For specific program enquiries, contact the relevant team through the main email address.

Overview

The Freelands Foundation was established in 2015 by Elisabeth Murdoch CBE (charity number 1162648) with the mission to give everyone in the UK, regardless of background or location, access to art education, to raise their aspirations and empower them to transform their life opportunities. The Foundation supports artists and cultural institutions to broaden audiences for the visual arts and enable all young people to engage actively with the creation and enjoyment of art. Since 2015, Freelands Foundation has refined its grant-making approach, evolving from focused large grants to developing UK-wide open call processes and partnering with specialist organisations. The Foundation operates with a belief in the intrinsic value of art and that making is fundamental, championing art education and nurturing material literacy. In 2020, the Foundation established a £3 million fund to tackle racial inequality in the visual arts, demonstrating a commitment to diversity and inclusion.

Funding Priorities

Grant Programs

Main Grant Programme: £50,000 - £150,000 per year, for up to three years (minimum £50,000 for one year, maximum £450,000 over three years).
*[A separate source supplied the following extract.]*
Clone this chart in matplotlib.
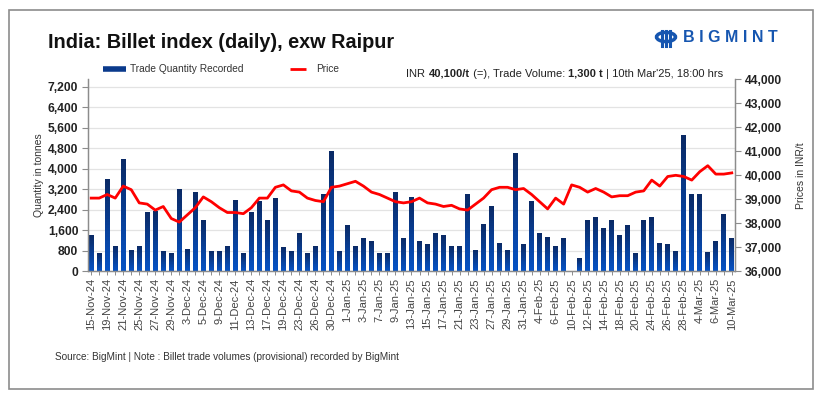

Open to UK universities and registered charities through regular thematic open calls with fixed deadlines and a two-stage application process (Expression of Interest followed by full application).

Studio Fellowships: Launched in 2021 as a Painting Fellowship, expanded in 2023 to encompass wider studio practice. Supports the relationship between making and learning by partnering artists with UK universities. Fellows receive studio space, mentorship, and support. Recent fellows include artists at Brighton, Swansea, Manchester Metropolitan, Bath Spa, Belfast, and Aberdeen.

The Freelands Award: Established in 2016 to enable a UK arts organisation to present an exhibition with significant new work by a mid-career woman artist who may not yet have received the acclaim or public recognition her work deserves. The award is currently being re-conceptualised and will relaunch in 2025.

Freelands Art Fund Acquisition: Offers grants of up to £60,000 for museums to acquire contemporary art, often linked to the Freelands Award winning artist.

Artists' Bursaries: Offered in partnership with a-n The Artists Information Company, supporting practicing artists at any career stage with a UK bank account. Applications reviewed by panel of a-n staff, Artists Council members, artists and curators.

Priority Areas

  • Visual arts education in all contexts (schools, universities, museums, galleries, community settings)
  • Teacher-centred approaches to art education, building collaborative relationships between schools and visual arts organisations
  • Bold and diverse approaches to teaching and learning art
  • Diversity and inclusion in the visual arts sector, particularly supporting Black-led organisations
  • Mid-career women artists who deserve greater recognition
  • Material literacy and making as fundamental to art education
  • Engagement with young people in primary and secondary education
  • Studio practice and the relationship between making and learning
  • Broadening access to art education regardless of background or location

What They Don't Fund

  • Projects that are solely artistic and do not centre education (e.g., exhibitions or commissions without educational components)
  • Direct grants to individuals for travel or study (except through specific bursary programs)
  • Programmes already funded by Freelands Foundation, including top-up grants or expansion funding for currently supported projects
  • Retrospective funding for programmes or work already completed
  • Activities attempting to influence legislation
  • Students in statutory, further, or higher education for activities directly linked to their formal studies (for emergency funding)
  • Organisations based outside the UK

Governance and Leadership

Founder: Elisabeth Murdoch CBE serves as Treasurer and Director. She established the Foundation in 2015 with a clear vision: “to give everyone in the UK, regardless of background or location, access to art education, to raise their aspirations and empower them to transform their life opportunities.”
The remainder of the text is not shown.